(Plotting code records)
· · · ·

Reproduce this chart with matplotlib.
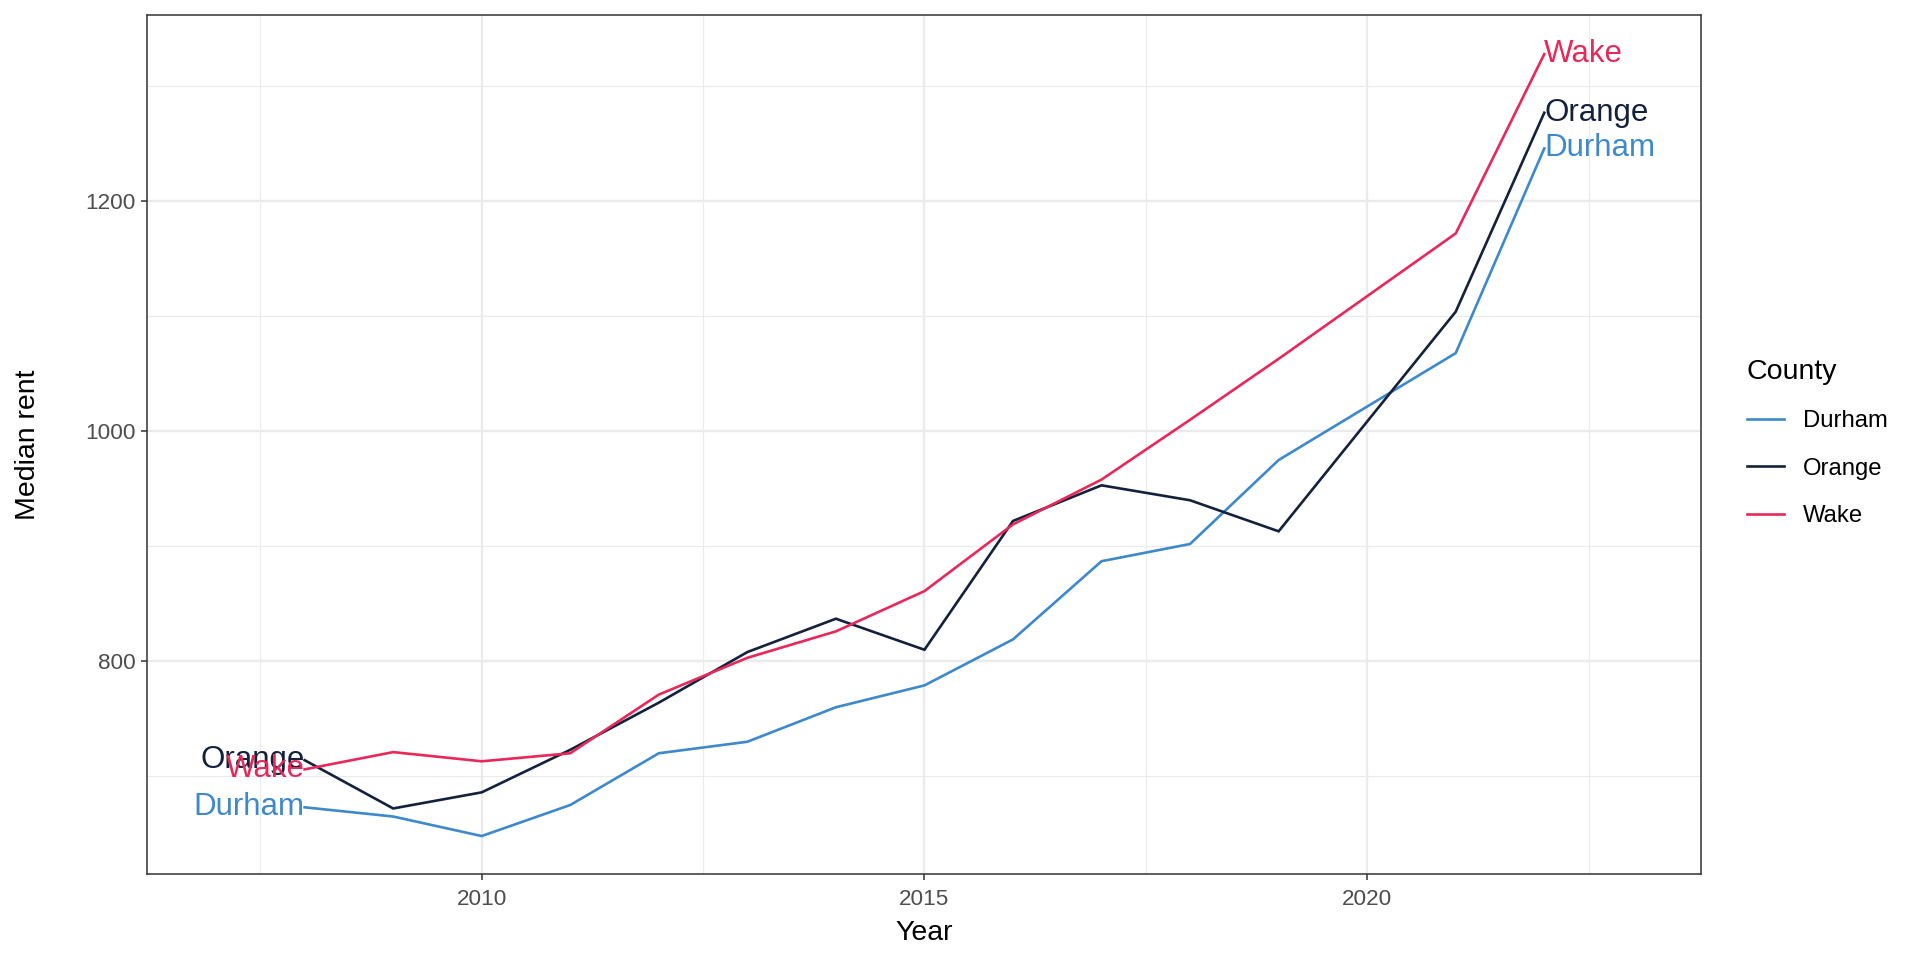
import matplotlib
matplotlib.use("Agg")
import matplotlib.pyplot as plt
from matplotlib.ticker import FixedLocator

plt.rcParams['font.family'] = ['Liberation Sans', 'DejaVu Sans']

years = [2008, 2009, 2010, 2011, 2012, 2013, 2014, 2015, 2016, 2017, 2018, 2019, 2021, 2022]
durham = [673, 665, 648, 675, 720, 730, 760, 779, 819, 887, 902, 975, 1068, 1246]
orange = [714, 672, 686, 723, 764, 808, 837, 810, 922, 953, 940, 913, 1104, 1277]
wake = [706, 721, 713, 720, 771, 803, 826, 861, 919, 958, 1010, 1063, 1172, 1328]

counties = ["Durham", "Orange", "Wake"]
series = {"Durham": durham, "Orange": orange, "Wake": wake}
colors = {"Durham": "#3D89CC", "Orange": "#14213D", "Wake": "#E9285A"}

x_major = [2010, 2015, 2020]
x_minor = [2007.5, 2012.5, 2017.5, 2022.5]
y_major = [800, 1000, 1200]
y_minor = [700, 900, 1100, 1300]

fig = plt.figure(figsize=(19.2, 9.6), dpi=100)
ax = fig.add_axes([147/1920, 1-874/960, (1701-147)/1920, (874-15)/960])

for c in counties:
    ax.plot(years, series[c], color=colors[c], lw=1.9, label=c, zorder=3, solid_joinstyle='miter')
    ax.text(years[0], series[c][0], c, color=colors[c], fontsize=22.5, ha='right', va='center', zorder=4)
    ax.text(years[-1], series[c][-1], c, color=colors[c], fontsize=22.5, ha='left', va='center', zorder=4)

ax.set_xlim(2006.22, 2023.77)
ax.set_ylim(615, 1362)
ax.xaxis.set_major_locator(FixedLocator(x_major))
ax.xaxis.set_minor_locator(FixedLocator(x_minor))
ax.yaxis.set_major_locator(FixedLocator(y_major))
ax.yaxis.set_minor_locator(FixedLocator(y_minor))
ax.grid(which='major', color='#EBEBEB', lw=1.7, zorder=0)
ax.grid(which='minor', color='#EBEBEB', lw=0.85, zorder=0)
ax.set_axisbelow(True)
ax.tick_params(which='major', length=4, width=1.1, color='#333333', labelsize=16.2,
               labelcolor='#4D4D4D')
ax.tick_params(axis='x', which='major', pad=7)
ax.tick_params(axis='y', which='major', pad=4)
ax.tick_params(which='minor', length=0)
for s in ax.spines.values():
    s.set_color('#333333')
    s.set_linewidth(1.1)
ax.set_xlabel("Year", fontsize=20.5, labelpad=7)
ax.set_ylabel("Median rent", fontsize=20.5, labelpad=32)

leg = ax.legend(title="County", loc='upper left', bbox_to_anchor=(1747/1920, 1-359/960),
                bbox_transform=fig.transFigure, frameon=False, fontsize=17.2,
                title_fontsize=20.5, handlelength=1.55, handletextpad=0.8,
                labelspacing=1.06, borderpad=0, borderaxespad=0, alignment='left')

fig.savefig("out.png", dpi=100, facecolor='white')
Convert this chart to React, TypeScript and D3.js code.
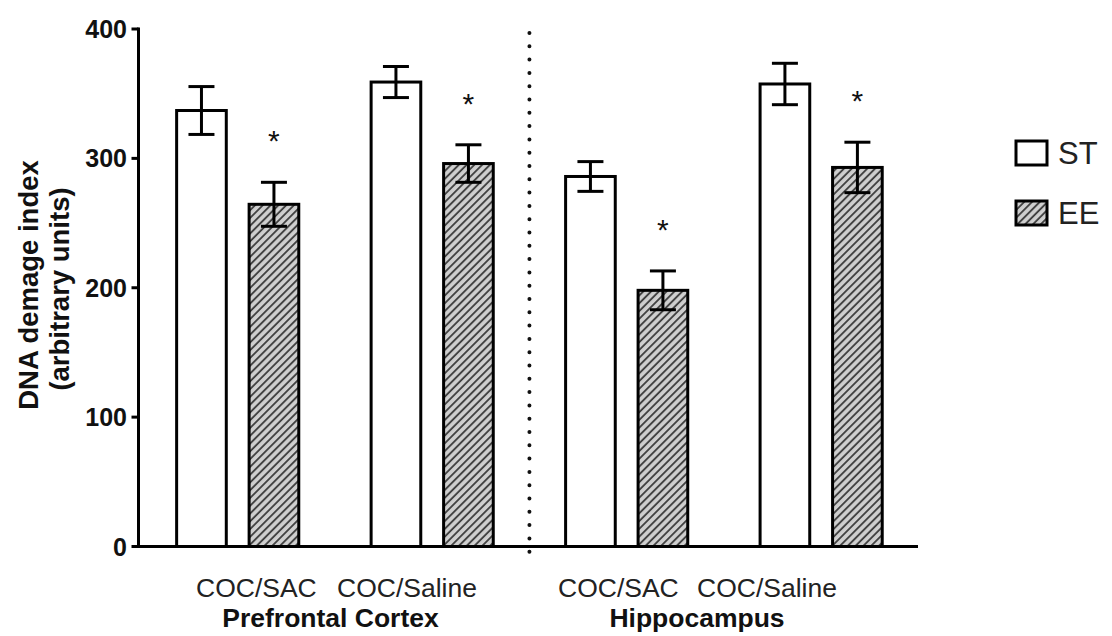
import React from "react";
import * as d3 from "d3";

// Groups and conditions
const regions = ["Prefrontal Cortex", "Hippocampus"];
const treatments = ["COC/SAC", "COC/Saline"];
const pairs = ["PFC|COC/SAC", "PFC|COC/Saline", "HIP|COC/SAC", "HIP|COC/Saline"];
const housing = ["ST", "EE"];

// Mean DNA damage index per pair, by housing
const stMeans = [337, 359, 286, 357.5];
const stSem = [18.5, 12, 11.5, 16];
const eeMeans = [264.5, 296, 198, 293];
const eeSem = [17, 14.5, 15, 19.5];
const eeSignificant = [true, true, true, true];

const yTicks = [0, 100, 200, 300, 400];

const W = 1112;
const H = 636;
const FONT = "Liberation Sans, Arial, Helvetica, sans-serif";

// Text anchors for the category labels under the axis
const treatmentLabelX = [196, 337, 558, 697];
const regionLabelX = [330.5, 697];

export default function App() {
  const y = d3.scaleLinear().domain([0, 400]).range([546.5, 29]);
  const axisX = 138.5;
  const axisEnd = 918;

  const xPair = d3
    .scaleBand<string>()
    .domain(pairs)
    .range([axisX, axisEnd])
    .paddingInner(0.372)
    .paddingOuter(0.19)
    .align(0.516);
  const xSub = d3
    .scaleBand<string>()
    .domain(housing)
    .range([0, xPair.bandwidth()])
    .paddingInner(0.315)
    .paddingOuter(0);

  const bars = pairs.flatMap((p, i) => [
    { pair: p, group: "ST", mean: stMeans[i], sem: stSem[i], star: false },
    { pair: p, group: "EE", mean: eeMeans[i], sem: eeSem[i], star: eeSignificant[i] },
  ]);

  const bw = xSub.bandwidth();
  const capHalf = 13;
  const y0 = y(0);
  const divider = (xPair(pairs[1])! + xPair.bandwidth() + xPair(pairs[2])!) / 2;

  return (
    <div style={{ position: "absolute", left: 0, top: 0, width: W, height: H, background: "#fff" }}>
      <svg width={W} height={H} viewBox={`0 0 ${W} ${H}`} style={{ display: "block" }}>
        <defs>
          <pattern
            id="hatch"
            patternUnits="userSpaceOnUse"
            width={5.5}
            height={5.5}
            patternTransform="rotate(45)"
          >
            <rect width={5.5} height={5.5} fill="#cfcfcf" />
            <line x1={1} y1={0} x2={1} y2={5.5} stroke="#3a3a3a" strokeWidth={1.8} />
          </pattern>
        </defs>

        {/* region divider */}
        <line
          x1={divider}
          x2={divider}
          y1={33}
          y2={563}
          stroke="#111"
          strokeWidth={4}
          strokeLinecap="round"
          strokeDasharray="0 13.3"
        />

        {/* bars */}
        {bars.map((b, i) => {
          const x = xPair(b.pair)! + xSub(b.group)!;
          const cx = x + bw / 2;
          const top = y(b.mean);
          const eTop = y(b.mean + b.sem);
          const eBot = y(b.mean - b.sem);
          return (
            <g key={i}>
              <rect
                x={x}
                y={top}
                width={bw}
                height={y0 - top}
                fill={b.group === "EE" ? "url(#hatch)" : "#fff"}
                stroke="#000"
                strokeWidth={3}
              />
              <line x1={cx} x2={cx} y1={eTop} y2={eBot} stroke="#000" strokeWidth={3} />
              <line x1={cx - capHalf} x2={cx + capHalf} y1={eTop} y2={eTop} stroke="#000" strokeWidth={3} />
              <line x1={cx - capHalf} x2={cx + capHalf} y1={eBot} y2={eBot} stroke="#000" strokeWidth={3} />
              {b.star && (
                <text
                  x={cx}
                  y={eTop - 44 + 13}
                  textAnchor="middle"
                  fontFamily={FONT}
                  fontSize={30}
                  fill="#111"
                >
                  *
                </text>
              )}
            </g>
          );
        })}

        {/* y axis */}
        <line x1={axisX} x2={axisX} y1={y(400) - 1.5} y2={y0 + 1.5} stroke="#000" strokeWidth={3} />
        {yTicks.map((t) => (
          <g key={t}>
            <line x1={axisX - 7} x2={axisX} y1={y(t)} y2={y(t)} stroke="#000" strokeWidth={3} />
            <text
              x={127}
              y={y(t) + 9}
              textAnchor="end"
              fontFamily={FONT}
              fontWeight="bold"
              fontSize={25}
              fill="#111"
            >
              {t}
            </text>
          </g>
        ))}

        {/* x axis */}
        <line x1={axisX} x2={axisEnd} y1={y0} y2={y0} stroke="#000" strokeWidth={3} />

        {/* y axis title */}
        <g transform={`translate(38, 285) rotate(-90)`}>
          <text x={0} y={0} textAnchor="middle" fontFamily={FONT} fontWeight="bold" fontSize={27.5} fill="#111">
            DNA demage index
          </text>
        </g>
        <g transform={`translate(69, 289) rotate(-90)`}>
          <text x={0} y={0} textAnchor="middle" fontFamily={FONT} fontWeight="bold" fontSize={27.5} fill="#111">
            (arbitrary units)
          </text>
        </g>

        {/* category labels */}
        {pairs.map((p, i) => (
          <text
            key={p}
            x={treatmentLabelX[i]}
            y={597}
            fontFamily={FONT}
            fontSize={26.5}
            fill="#222"
          >
            {treatments[i % 2]}
          </text>
        ))}
        {regions.map((r, i) => (
          <text
            key={r}
            x={regionLabelX[i]}
            y={627}
            textAnchor="middle"
            fontFamily={FONT}
            fontWeight="bold"
            fontSize={26.5}
            fill="#111"
          >
            {r}
          </text>
        ))}

        {/* legend */}
        {housing.map((h, i) => (
          <g key={h} transform={`translate(1016, ${141 + i * 60})`}>
            <rect
              x={0}
              y={0}
              width={31}
              height={24}
              fill={h === "EE" ? "url(#hatch)" : "#fff"}
              stroke="#000"
              strokeWidth={3}
            />
            <text x={42} y={23} fontFamily={FONT} fontSize={31} fill="#222">
              {h}
            </text>
          </g>
        ))}
      </svg>
    </div>
  );
}
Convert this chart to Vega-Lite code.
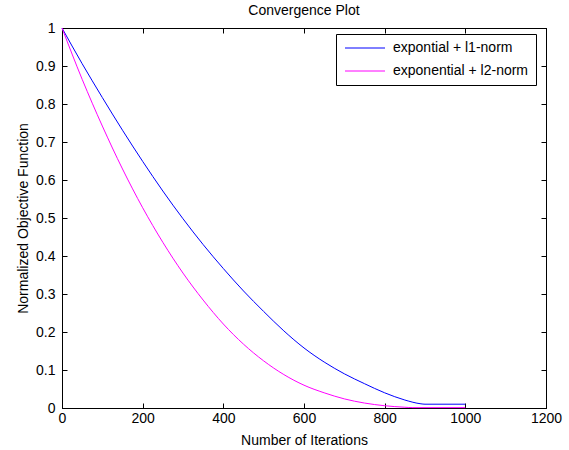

· · · ·

Collect every line with the string "matplotlib" from the records, and copy each.

Reproduce this chart with matplotlib.
import matplotlib
matplotlib.use("Agg")
import matplotlib.pyplot as plt
from matplotlib.ticker import FixedLocator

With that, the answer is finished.